My favorite conceit from BI is that many of the songs you hear in the game are actually modern pop songs, sung in old timey style to the point where you might not even recognize them (I sure didn’t until the credits rolled!). Pynchon loves filling his books with anachronistic references (see my Tetris piece, or this famous Simpsons reference) and especially songs and references to pop music.

 

I’ll end with this quote from Louis Menand’s review of AtD, summarizing the overall theme of Against the Day:

An enormous technological leap occurred in the decades around 1900. This advance was fired by some mixed-up combination of abstract mathematical speculation, capitalist greed, global geopolitical power struggle, and sheer mysticism. We know (roughly) how it all turned out, but if we had been living in those years it would have been impossible to sort out the fantastical possibilities from the plausible ones. Maybe we could split time and be in two places at once, or travel backward and forward at will, or maintain parallel lives in parallel universes. It turns out (so far) that we can’t. But we did split the atom — an achievement that must once have seemed equally far-fetched. Against the Day is a kind of inventory of the possibilities inherent in a particular moment in the history of the imagination. [emphasis mine]

If that doesn’t ring  a bell for anyone who’s played Bioshock Infinite, I don’t know what would.

{ 2 comments }

Lucas April 3, 2013 at 10:11 am

Good post, Darius. As I’ve said before, the association of BioShock: Infinite with Against the Day has made the game much more appealing to me.

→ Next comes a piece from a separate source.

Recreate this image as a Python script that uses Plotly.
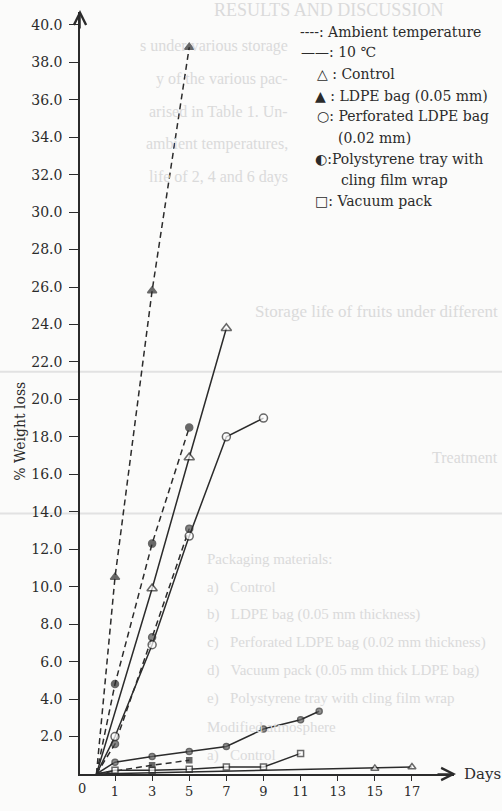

Do you think that Levine et al. read Against the Day? Like, could it have been a starting point for the game as Atlas Shrugged was for BioShock? (If so, I’m surprised that Iceland spar was not used for some sort of second-sight, decoy-making, map-reading mechanic as it seems well suited to serve as thematic cover for such gamey things.)

Darius Kazemi April 3, 2013 at 10:56 am

I’m not willing to make that claim here — while Levine’s last game was definitely inspired by a super long book that nerds like to read, something makes me doubt that was the case here.